As I grew up in rural South Carolina in the 1980s, baseball was my favorite hobby and pastime. For most of my 7 year Dixie league/recreational league baseball career (ages 5 to 12), my dad was my coach. I don’t remember watching baseball on television because we only had three to four channels and did not have cable.
On my first baseball team, I was the only black player; and then after that most of my teams were majority black. At this time I only had vague notions about race, although I knew that I was black. Because both of my parents worked, my brother and I attended a day-care facility in town. The day-care provider was a thirty-something year old white woman and most of the children in her care were also white. Again, I had little sense of my blackness.
Of the many books on hand at the daycare, one day I discovered a children’s book about Jackie Robinson. By this time, I’m in the third grade and am a good reader, so I read the book very quickly. Just as quickly, it becomes one of my favorite books.

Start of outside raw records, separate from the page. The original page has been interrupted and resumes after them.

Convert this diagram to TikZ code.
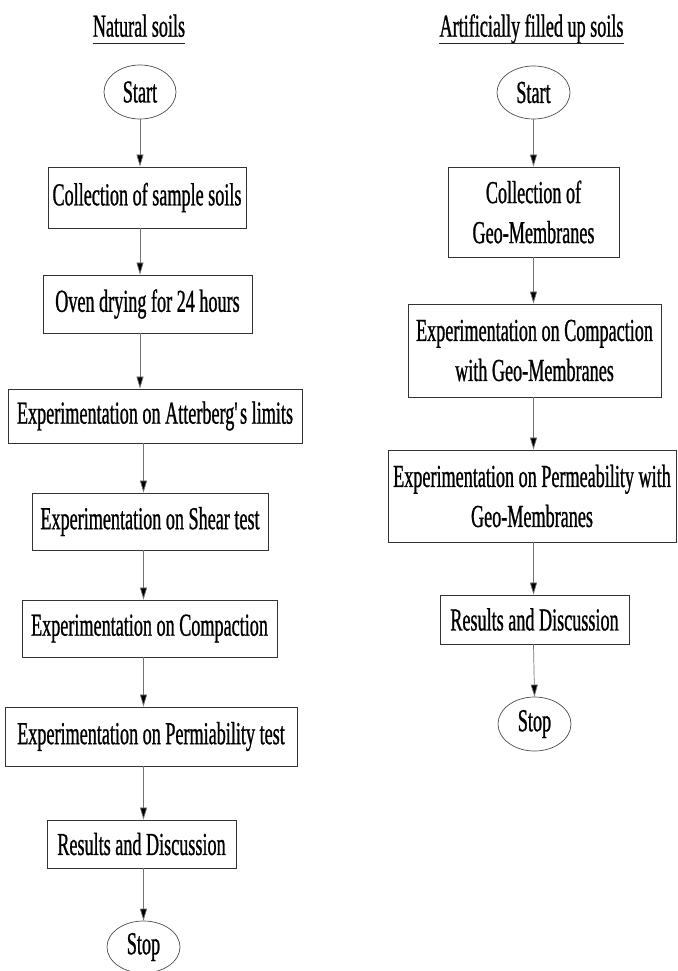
\documentclass[tikz,border=0pt]{standalone}
\usepackage{fontspec}
\setmainfont[FakeStretch=0.567,FakeBold=0.8]{Liberation Serif}
\usetikzlibrary{shapes.geometric,arrows.meta}
\begin{document}
\begin{tikzpicture}[x=1pt,y=-1pt,
  every node/.style={font=\fontsize{32}{40}\selectfont},
  box/.style={draw=black!80, line width=0.9pt, inner sep=0pt, align=center},
  term/.style={ellipse, draw=black!70, line width=0.7pt, inner sep=0pt},
  arr/.style={draw=black!55, line width=0.7pt, -{Triangle[length=12pt,width=7pt,fill=black]}},
  ttl/.style={inner sep=0pt, anchor=base},
  uline/.style={draw=black!85, line width=0.8pt}]
\path[use as bounding box] (0,0) rectangle (677,971);
% Left column
\node[ttl] (t1) at (139,36.7) {Natural soils};
\draw[uline] ([yshift=-7pt]t1.base west) -- ([yshift=-7pt]t1.base east);
\node[term, minimum width=72pt, minimum height=54pt] (s1) at (140,92) {Start};
\node[box, minimum width=198pt, minimum height=61pt] (b1) at (147,197.5) {Collection of sample soils};
\node[box, minimum width=209pt, minimum height=58pt] (b2) at (147.5,304) {Oven drying for 24 hours};
\node[box, minimum width=294pt, minimum height=54pt] (b3) at (155,416) {Experimentation on Atterberg\textquotesingle s limits};
\node[box, minimum width=236pt, minimum height=57pt] (b4) at (150,521.5) {Experimentation on Shear test};
\node[box, minimum width=255pt, minimum height=57pt] (b5) at (149.5,628.5) {Experimentation on Compaction};
\node[box, minimum width=292pt, minimum height=59pt] (b6) at (151,736.5) {Experimentation on Permiability test};
\node[box, minimum width=189pt, minimum height=48pt] (b7) at (141.5,844) {Results and Discussion};
\node[term, minimum width=73pt, minimum height=52pt] (e2) at (143.5,947) {Stop};
\draw[arr] (s1.south) -- (s1.south |- b1.north);
\draw[arr] (b1.south -| s1) -- (b2.north -| s1);
\draw[arr] (b2.south -| s1) -- (b3.north -| s1);
\draw[arr] (b3.south -| e2) -- (b4.north -| e2);
\draw[arr] (b4.south -| e2) -- (b5.north -| e2);
\draw[arr] (b5.south -| e2) -- (b6.north -| e2);
\draw[arr] (b6.south -| e2) -- (b7.north -| e2);
\draw[arr] (b7.south -| e2) -- (e2.north);
% Right column
\node[ttl] (t2) at (531.5,36.7) {Artificially filled up soils};
\draw[uline] ([yshift=-7pt]t2.base west) -- ([yshift=-7pt]t2.base east);
\node[term, minimum width=73pt, minimum height=53pt] (s2) at (533.5,92.5) {Start};
\node[box, minimum width=171pt, minimum height=90pt] (r1) at (533.5,212) {Collection of\\Geo-Membranes};
\node[box, minimum width=253pt, minimum height=93pt] (r2) at (534.5,350.5) {Experimentation on Compaction\\with Geo-Membranes};
\node[box, minimum width=288pt, minimum height=92pt] (r3) at (532,496) {Experimentation on Permeability with\\Geo-Membranes};
\node[box, minimum width=189pt, minimum height=49pt] (r4) at (534.5,619.5) {Results and Discussion};
\node[term, minimum width=73pt, minimum height=54pt] (e4) at (534.5,724) {Stop};
\draw[arr] (s2.south) -- (s2.south |- r1.north);
\draw[arr] (r1.south -| s2) -- (r2.north -| s2);
\draw[arr] (r2.south -| s2) -- (r3.north -| s2);
\draw[arr] (r3.south -| s2) -- (r4.north -| s2);
\draw[arr] (r4.south -| s2) -- (e4.north);
\end{tikzpicture}
\end{document}
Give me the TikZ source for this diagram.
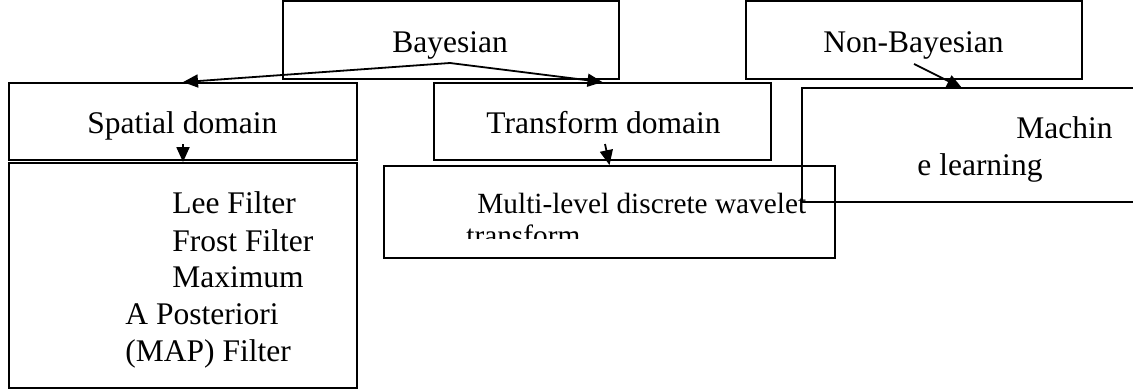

I was extremely excited for several reasons: Never before I had a read a book with a Black main character. I knew there were black baseball players, but did not feel like I knew any very well. The book discussed racism that Robinson faced and how he overcame it and became one of the best baseball players in his generation (Rookie of the Year and MVP). It was the first example of people facing hardships because they were black and Jackie Robinson overcame the hardships. And lastly, a big part of my own racial development and understanding was that being black was not just about facing hardships in the past and overcoming them.
I continued to study Negro league baseball. Read several books and became fascinated by these invisible men who participated in a separate but unequal league, but had equal or superior baseball talent.